* Given problem *
Each line in the entries below that holds the string "this" is to be listed.

* Supplied material *
** begin **

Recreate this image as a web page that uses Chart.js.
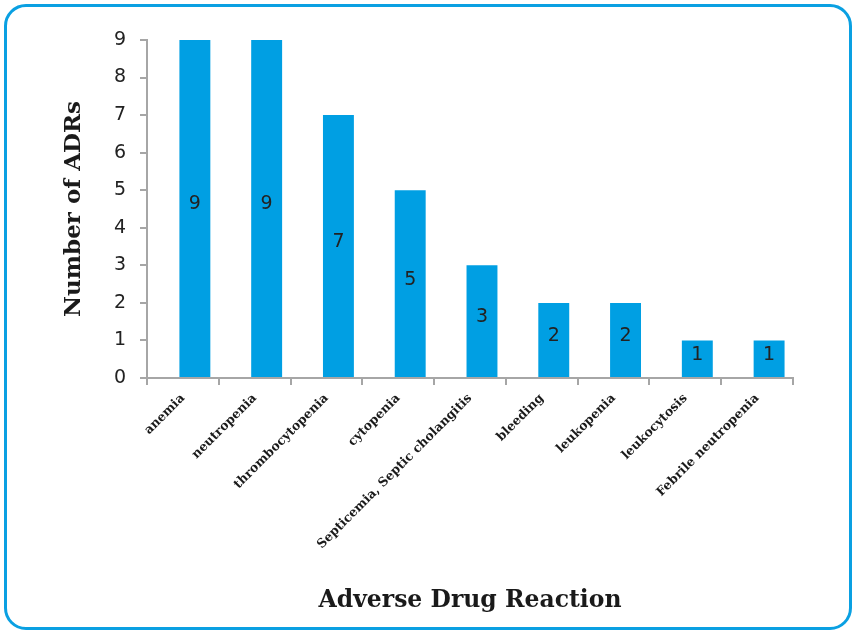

** end **
** begin **

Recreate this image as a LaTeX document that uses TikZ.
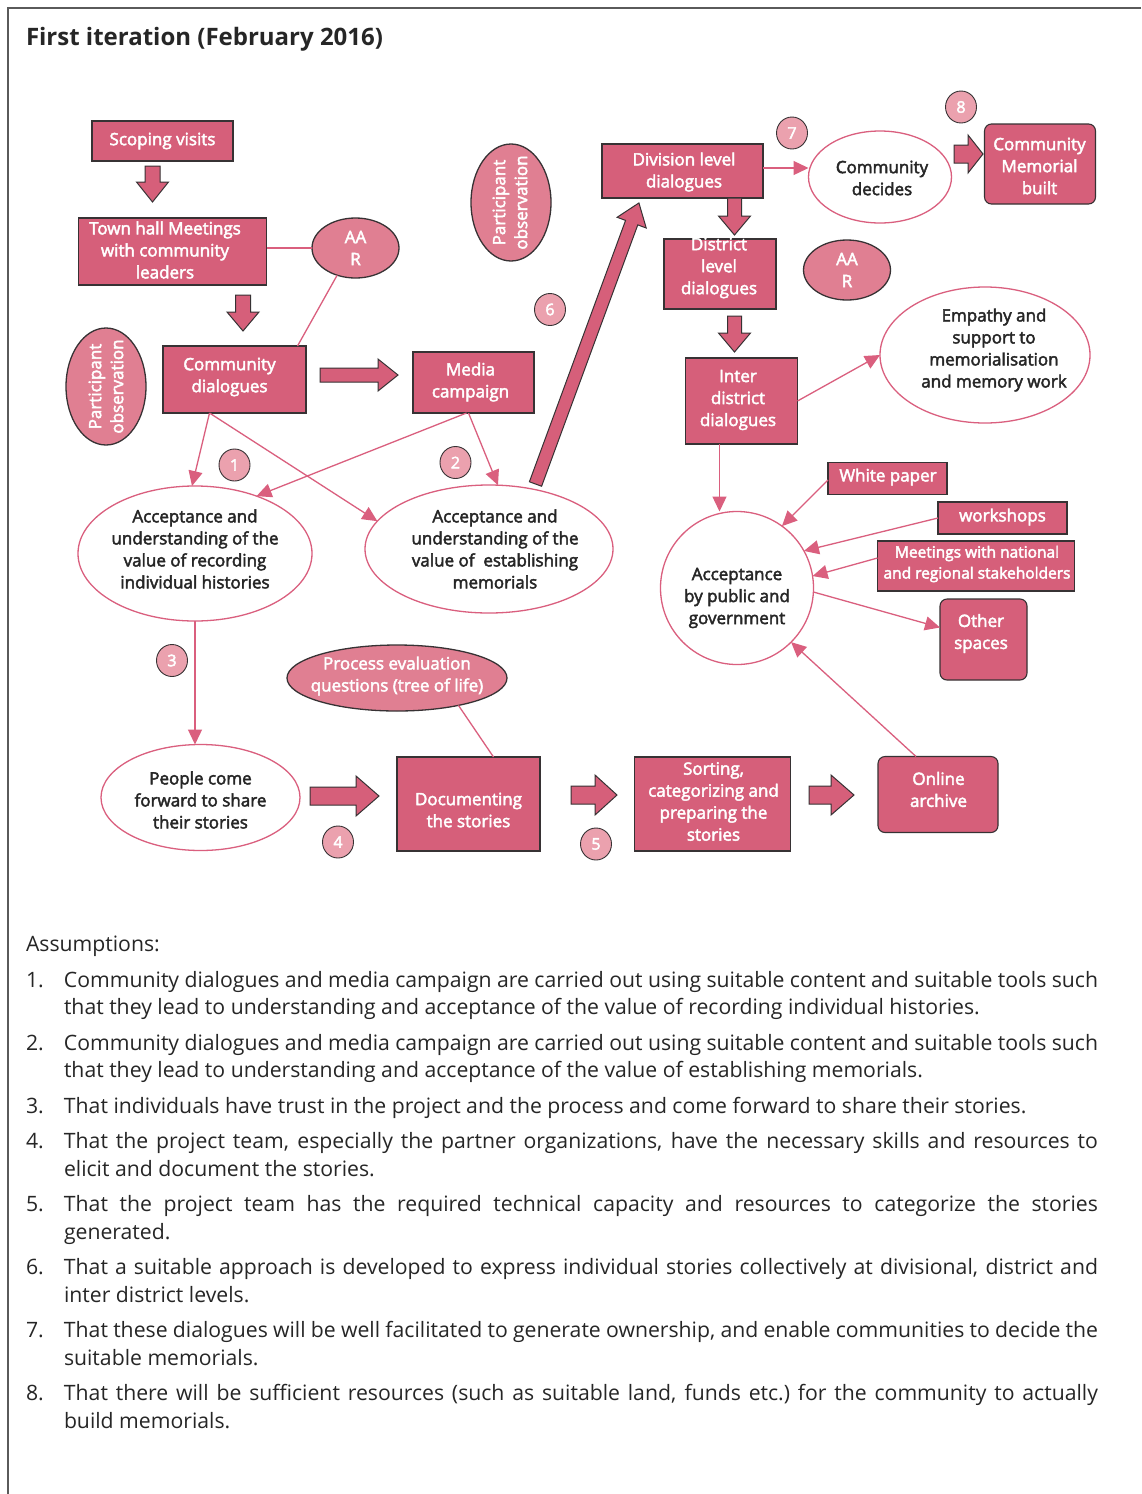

** end **
** begin **

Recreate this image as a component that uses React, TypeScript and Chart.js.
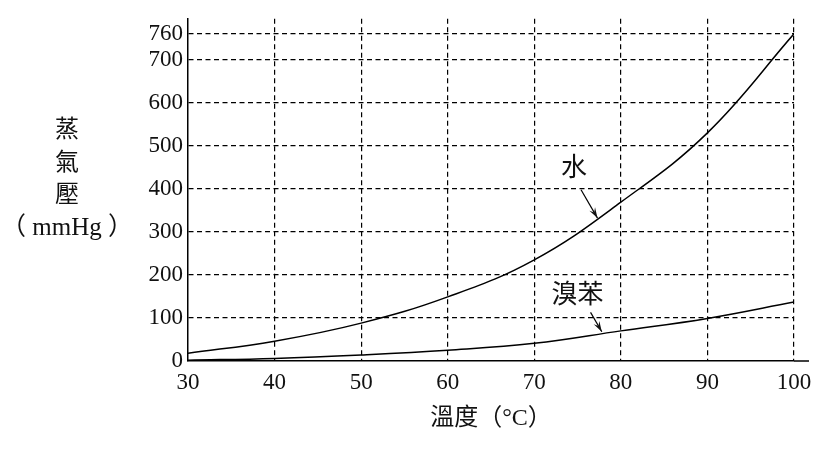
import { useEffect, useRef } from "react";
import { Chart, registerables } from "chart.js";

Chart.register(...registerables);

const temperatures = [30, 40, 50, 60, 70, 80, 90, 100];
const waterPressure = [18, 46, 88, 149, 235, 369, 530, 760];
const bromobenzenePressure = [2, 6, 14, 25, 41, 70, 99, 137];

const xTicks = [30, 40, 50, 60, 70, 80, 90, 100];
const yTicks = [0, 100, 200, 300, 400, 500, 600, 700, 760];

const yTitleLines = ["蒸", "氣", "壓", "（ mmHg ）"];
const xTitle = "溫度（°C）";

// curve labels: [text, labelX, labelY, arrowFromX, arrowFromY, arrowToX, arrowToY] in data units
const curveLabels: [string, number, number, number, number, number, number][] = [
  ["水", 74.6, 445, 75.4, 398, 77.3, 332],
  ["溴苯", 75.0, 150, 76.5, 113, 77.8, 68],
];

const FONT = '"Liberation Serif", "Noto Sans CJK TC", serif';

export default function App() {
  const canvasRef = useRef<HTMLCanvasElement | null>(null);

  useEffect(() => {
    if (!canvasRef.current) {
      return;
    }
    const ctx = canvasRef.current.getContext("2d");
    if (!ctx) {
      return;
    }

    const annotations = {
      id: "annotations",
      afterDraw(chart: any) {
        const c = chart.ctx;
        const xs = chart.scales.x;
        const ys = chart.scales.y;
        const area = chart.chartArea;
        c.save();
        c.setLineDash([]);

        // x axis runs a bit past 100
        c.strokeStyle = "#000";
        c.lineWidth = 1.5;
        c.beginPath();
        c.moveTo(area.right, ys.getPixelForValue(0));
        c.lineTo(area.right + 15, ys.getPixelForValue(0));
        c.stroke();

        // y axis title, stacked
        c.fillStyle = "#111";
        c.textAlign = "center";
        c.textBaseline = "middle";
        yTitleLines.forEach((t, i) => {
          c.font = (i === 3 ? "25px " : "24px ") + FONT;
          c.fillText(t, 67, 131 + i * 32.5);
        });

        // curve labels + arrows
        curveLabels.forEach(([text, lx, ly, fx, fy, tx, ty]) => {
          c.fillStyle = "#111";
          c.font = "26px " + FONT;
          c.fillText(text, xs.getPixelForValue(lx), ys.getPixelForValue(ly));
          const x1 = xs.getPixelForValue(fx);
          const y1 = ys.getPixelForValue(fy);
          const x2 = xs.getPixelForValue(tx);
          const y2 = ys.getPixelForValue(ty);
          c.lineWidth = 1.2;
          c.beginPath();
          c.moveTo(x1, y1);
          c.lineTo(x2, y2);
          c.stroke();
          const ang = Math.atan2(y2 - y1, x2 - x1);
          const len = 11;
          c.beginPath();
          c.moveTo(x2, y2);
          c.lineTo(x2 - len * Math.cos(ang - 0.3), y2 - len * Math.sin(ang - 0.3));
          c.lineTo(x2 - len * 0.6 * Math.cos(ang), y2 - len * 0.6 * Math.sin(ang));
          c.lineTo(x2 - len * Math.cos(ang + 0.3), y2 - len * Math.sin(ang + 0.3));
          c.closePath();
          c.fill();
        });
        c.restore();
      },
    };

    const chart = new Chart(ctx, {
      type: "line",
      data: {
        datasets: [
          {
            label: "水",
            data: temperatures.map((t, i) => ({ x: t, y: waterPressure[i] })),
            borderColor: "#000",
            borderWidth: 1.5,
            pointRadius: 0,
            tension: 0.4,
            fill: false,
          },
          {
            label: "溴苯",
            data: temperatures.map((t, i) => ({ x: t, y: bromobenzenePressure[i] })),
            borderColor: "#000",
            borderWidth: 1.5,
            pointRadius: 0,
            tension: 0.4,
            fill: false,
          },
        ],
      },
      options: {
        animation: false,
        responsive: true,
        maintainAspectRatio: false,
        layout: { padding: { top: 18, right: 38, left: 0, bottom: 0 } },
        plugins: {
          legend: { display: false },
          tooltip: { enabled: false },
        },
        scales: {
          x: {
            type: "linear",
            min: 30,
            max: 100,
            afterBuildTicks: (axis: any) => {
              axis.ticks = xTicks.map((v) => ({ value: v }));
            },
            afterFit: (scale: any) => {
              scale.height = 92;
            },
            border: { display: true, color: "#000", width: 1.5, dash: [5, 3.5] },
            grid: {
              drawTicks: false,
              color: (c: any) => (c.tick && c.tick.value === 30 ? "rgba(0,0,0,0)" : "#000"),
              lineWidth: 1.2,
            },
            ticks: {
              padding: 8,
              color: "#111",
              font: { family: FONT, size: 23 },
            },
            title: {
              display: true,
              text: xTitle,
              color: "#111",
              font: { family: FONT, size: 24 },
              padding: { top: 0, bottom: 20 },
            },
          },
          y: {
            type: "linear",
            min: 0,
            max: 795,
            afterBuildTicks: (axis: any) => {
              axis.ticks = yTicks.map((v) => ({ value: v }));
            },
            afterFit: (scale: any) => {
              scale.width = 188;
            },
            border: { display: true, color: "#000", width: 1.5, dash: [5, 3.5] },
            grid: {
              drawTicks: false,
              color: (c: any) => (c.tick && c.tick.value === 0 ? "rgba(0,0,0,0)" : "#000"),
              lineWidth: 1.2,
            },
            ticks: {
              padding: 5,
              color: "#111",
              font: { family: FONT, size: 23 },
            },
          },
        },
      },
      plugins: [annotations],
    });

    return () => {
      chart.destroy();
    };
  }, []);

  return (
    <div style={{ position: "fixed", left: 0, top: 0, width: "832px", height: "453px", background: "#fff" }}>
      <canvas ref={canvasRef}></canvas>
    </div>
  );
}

** end **

* Task result *
Recreate this image as a web page that uses Chart.js.
Recreate this image as a LaTeX document that uses TikZ.
Recreate this image as a component that uses React, TypeScript and Chart.js.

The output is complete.